Memories of a moment past: Christian Rizzo’s d’après une histoire vraie

National Theater, Taipei
March 5, 2016
David Mead

Back in 2004, French choreographer Christian Rizzo was left asking whether a deep emotion he felt at a performance in Istanbul was caused by the short burst of folk dance itself, or the void that was left when the dancers exited the stage. Why, he wondered, did he feel such empathy with that very precise moment and with that form of dance? The result is d’après une histoire vraie (based on a true story), a dance here for seven men (originally for eight) and two musicians.

It’s a dance with a slow fuse, if one is being honest, maybe sometimes a little too slow, although it has much of interest, and the final joyful explosion is a delight.

It starts in silence. A dancer appears, removes his shoes, and moves slowly. One by one, the others join him. They pair up and break apart. Torsos undulate slowly as if picking up hints of some vaguely remembered rhythm as residues of a dance experience long past, long hidden, slowly and surely makes its way to the surface and to consciousness. The movement itself, although very clearly prompted by Eastern European folk dance, has something of a contemporary edge. The dreamy mood is enhanced greatly by Caty Olive’s fading half-light.

There is much pushing up from the floor, much raising of one arm. Occasionally, a dancer stands apart, or more disturbingly falls and lies motionless as if dead, but they are always get up or are picked up again. Increasingly, folk influenced footwork appears, arms are wrapped around each other’s shoulders as the dancers make a line or a circle that forms and then dissolves.

Some sections are overlong and the movement repetitive. And while the detail changes through sections, the basic ideas come round again and again. However interesting those ideas might be – and you can’t argue with the fact that Rizzo communicates what he sets out to, the attention does occasionally wane a little.

The cast don’t have a classic dancer appearance. Indeed, in their T-shirts, jeans and unkempt long hair and beards that take one back to 1970s rock groups, they look scruffy. And yet, they have a strange elegance. The dance is physical but there is no machismo. There’s certainly a sense of camaraderie and common cause as those memories bubble forth.

That fuse does eventually reach its target as they dancers break into a joyous freedom.

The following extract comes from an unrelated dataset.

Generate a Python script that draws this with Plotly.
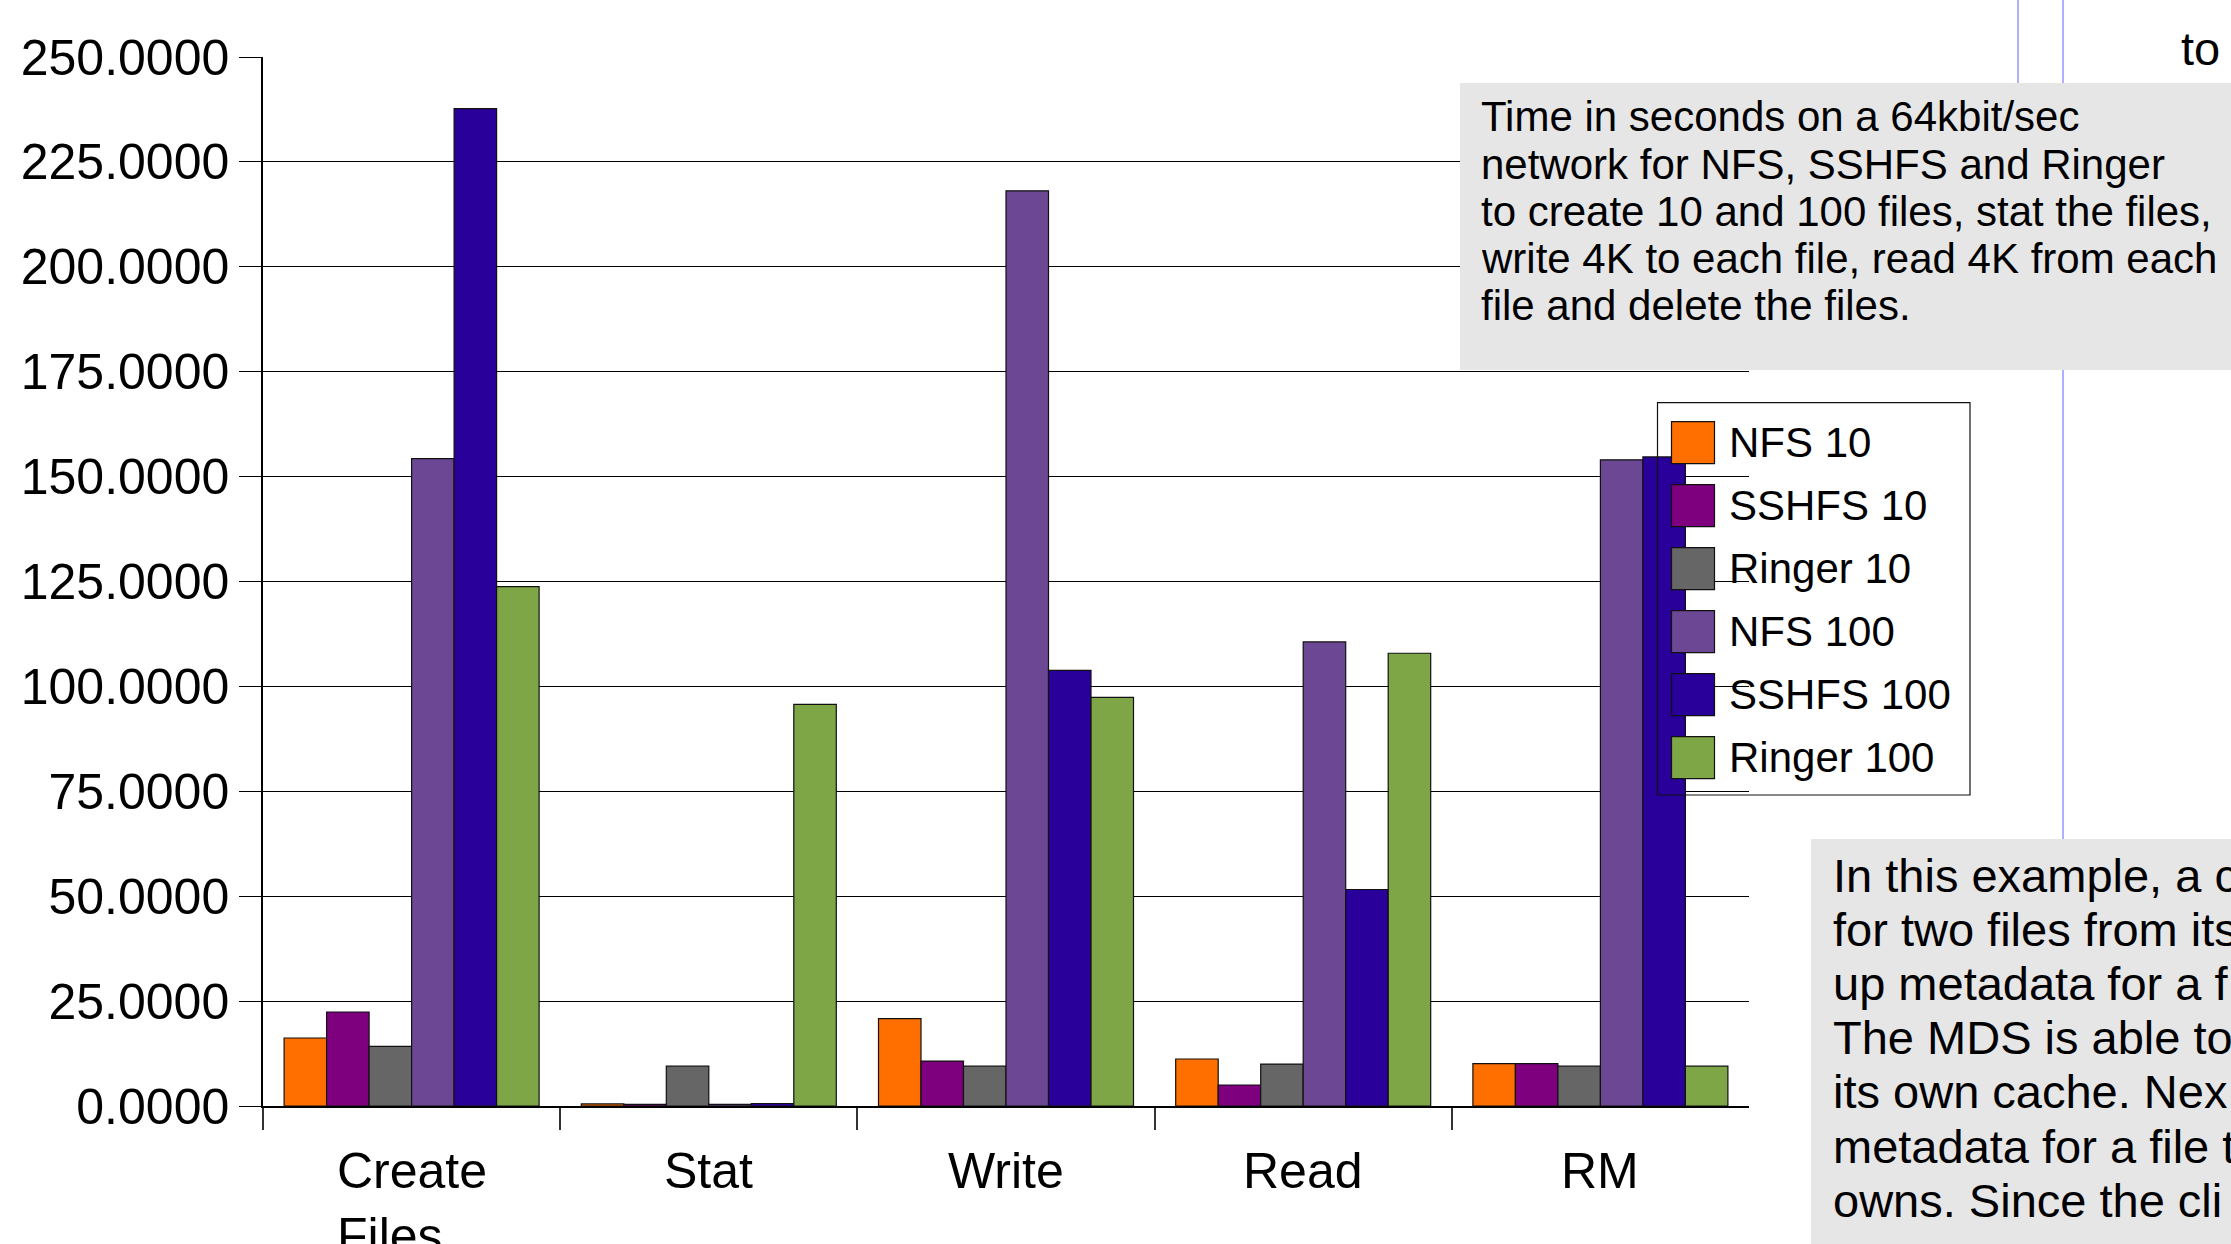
import plotly.graph_objects as go

# Benchmark results: time in seconds on a 64 kbit/s link
categories = ["Create\nFiles", "Stat", "Write", "Read", "RM"]
series_names = ["NFS 10", "SSHFS 10", "Ringer 10", "NFS 100", "SSHFS 100", "Ringer 100"]
series_colors = ["#FF6F00", "#7F007F", "#666666", "#6C4894", "#29009A", "#7EA646"]

nfs_10 = [16.2, 0.5, 20.8, 11.2, 10.1]
sshfs_10 = [22.4, 0.4, 10.7, 5.0, 10.1]
ringer_10 = [14.2, 9.5, 9.5, 10.0, 9.5]
nfs_100 = [154.3, 0.4, 218.1, 110.6, 154.0]
sshfs_100 = [237.7, 0.6, 103.8, 51.6, 154.7]
ringer_100 = [123.8, 95.7, 97.4, 107.9, 9.5]
series_values = [nfs_10, sshfs_10, ringer_10, nfs_100, sshfs_100, ringer_100]

y_ticks = [0, 25, 50, 75, 100, 125, 150, 175, 200, 225, 250]

note_lines = [
    "Time in seconds on a 64kbit/sec",
    "network for NFS, SSHFS and Ringer",
    "to create 10 and 100 files, stat the files,",
    "write 4K to each file, read 4K from each",
    "file and delete the files.",
]
side_lines = [
    "In this example, a c",
    "for two files from its",
    "up metadata for a f",
    "The MDS is able to",
    "its own cache. Nex",
    "metadata for a file t",
    "owns. Since the cli",
]

FONT = "Liberation Sans, Arial, sans-serif"
W, H = 2231, 1244
L, R, T, B = 263, 1749, 57, 1106  # plot area in pixels


def px_x(p):
    return (p - L) / (R - L)


def px_y(p):
    return (B - p) / (B - T)


fig = go.Figure()
x_pos = list(range(len(categories)))
for name, color, vals in zip(series_names, series_colors, series_values):
    fig.add_trace(go.Bar(
        x=x_pos, y=vals, name=name,
        marker=dict(color=color, line=dict(color="#111111", width=1.2)),
        showlegend=False,
    ))

shapes = []
annotations = []

# light-blue guide lines at the right
shapes.append(dict(type="line", xref="paper", yref="paper",
                   x0=px_x(2018), x1=px_x(2018), y0=px_y(0), y1=px_y(83),
                   line=dict(color="#AFAFFF", width=2), layer="above"))
shapes.append(dict(type="line", xref="paper", yref="paper",
                   x0=px_x(2063), x1=px_x(2063), y0=px_y(0), y1=px_y(839),
                   line=dict(color="#AFAFFF", width=2), layer="above"))

# grey note boxes
shapes.append(dict(type="rect", xref="paper", yref="paper",
                   x0=px_x(1460), x1=px_x(2260), y0=px_y(83), y1=px_y(370),
                   fillcolor="#E6E6E6", line=dict(width=0), layer="above"))
shapes.append(dict(type="rect", xref="paper", yref="paper",
                   x0=px_x(1811), x1=px_x(2260), y0=px_y(839), y1=px_y(1270),
                   fillcolor="#E6E6E6", line=dict(width=0), layer="above"))

for k, line in enumerate(note_lines):
    annotations.append(dict(text=line, xref="paper", yref="paper",
                            x=px_x(1479), y=px_y(116.7 + 47.3 * k),
                            xanchor="left", yanchor="middle", showarrow=False,
                            font=dict(family=FONT, size=42, color="black")))
for k, line in enumerate(side_lines):
    annotations.append(dict(text=line, xref="paper", yref="paper",
                            x=px_x(1831), y=px_y(875 + 54.2 * k),
                            xanchor="left", yanchor="middle", showarrow=False,
                            font=dict(family=FONT, size=47, color="black")))
annotations.append(dict(text="to", xref="paper", yref="paper",
                        x=px_x(2179), y=px_y(48), xanchor="left", yanchor="middle",
                        showarrow=False, font=dict(family=FONT, size=47, color="black")))

# legend box with swatches
shapes.append(dict(type="rect", xref="paper", yref="paper",
                   x0=px_x(1657.5), x1=px_x(1970), y0=px_y(402.7), y1=px_y(795),
                   fillcolor="rgba(0,0,0,0)", line=dict(color="#111111", width=1.2),
                   layer="above"))
for k, (name, color) in enumerate(zip(series_names, series_colors)):
    top = 421.7 + 63 * k
    shapes.append(dict(type="rect", xref="paper", yref="paper",
                       x0=px_x(1671.5), x1=px_x(1714.5), y0=px_y(top), y1=px_y(top + 42),
                       fillcolor=color, line=dict(color="#111111", width=1.2),
                       layer="above"))
    annotations.append(dict(text=name, xref="paper", yref="paper",
                            x=px_x(1727), y=px_y(top + 21), xanchor="left",
                            yanchor="middle", showarrow=False,
                            font=dict(family=FONT, size=42, color="black")))

# category labels under each group
for i, cat in enumerate(categories):
    annotations.append(dict(text=cat.replace("\n", "<br>"), x=i, xref="x",
                            y=0, yref="paper", yanchor="top", xanchor="center",
                            align="left", yshift=-35, showarrow=False,
                            font=dict(family=FONT, size=50, color="black")))

fig.update_layout(
    width=W, height=H,
    margin=dict(l=L, r=W - R, t=T, b=H - B, pad=0),
    paper_bgcolor="white", plot_bgcolor="white",
    barmode="group", bargap=0.142, bargroupgap=0,
    showlegend=False,
    shapes=shapes, annotations=annotations,
    font=dict(family=FONT, color="black"),
)
fig.update_xaxes(
    range=[-0.5, len(categories) - 0.5],
    tickvals=[i - 0.5 for i in range(len(categories))],
    showticklabels=False, ticks="outside", ticklen=22, tickwidth=1.5,
    tickcolor="#333333", showline=True, linecolor="black", linewidth=1.5,
    showgrid=False, zeroline=False,
)
fig.update_yaxes(
    range=[0, 250], tickvals=y_ticks, tickformat=".4f",
    ticks="outside", ticklen=22, tickwidth=1, tickcolor="black",
    tickfont=dict(family=FONT, size=50, color="black"),
    showline=True, linecolor="black", linewidth=1.5,
    showgrid=True, gridcolor="black", gridwidth=1, zeroline=False,
)

fig.write_html("out.html")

They are alive. The have found what they were looking for. They bounce with energy as they eat up the stage. There’s a sense of fun and excitement. It’s all a bit like children playing with innocence that only children can. They even smile!

For the second weekend running, dancers and drummers combined on the National Theater stage, and for the second weekend running they coalesced wonderfully. This was percussion of a very different nature to that from U-Theatre, however. Here, drummer-composers Didier Ambact and King Q4 keep up a stream of tribal rhythms that eventually build into an explosion of sound more akin to rock. The mid-work section where they had the stage to themselves proved to be one of the highlights of the evening.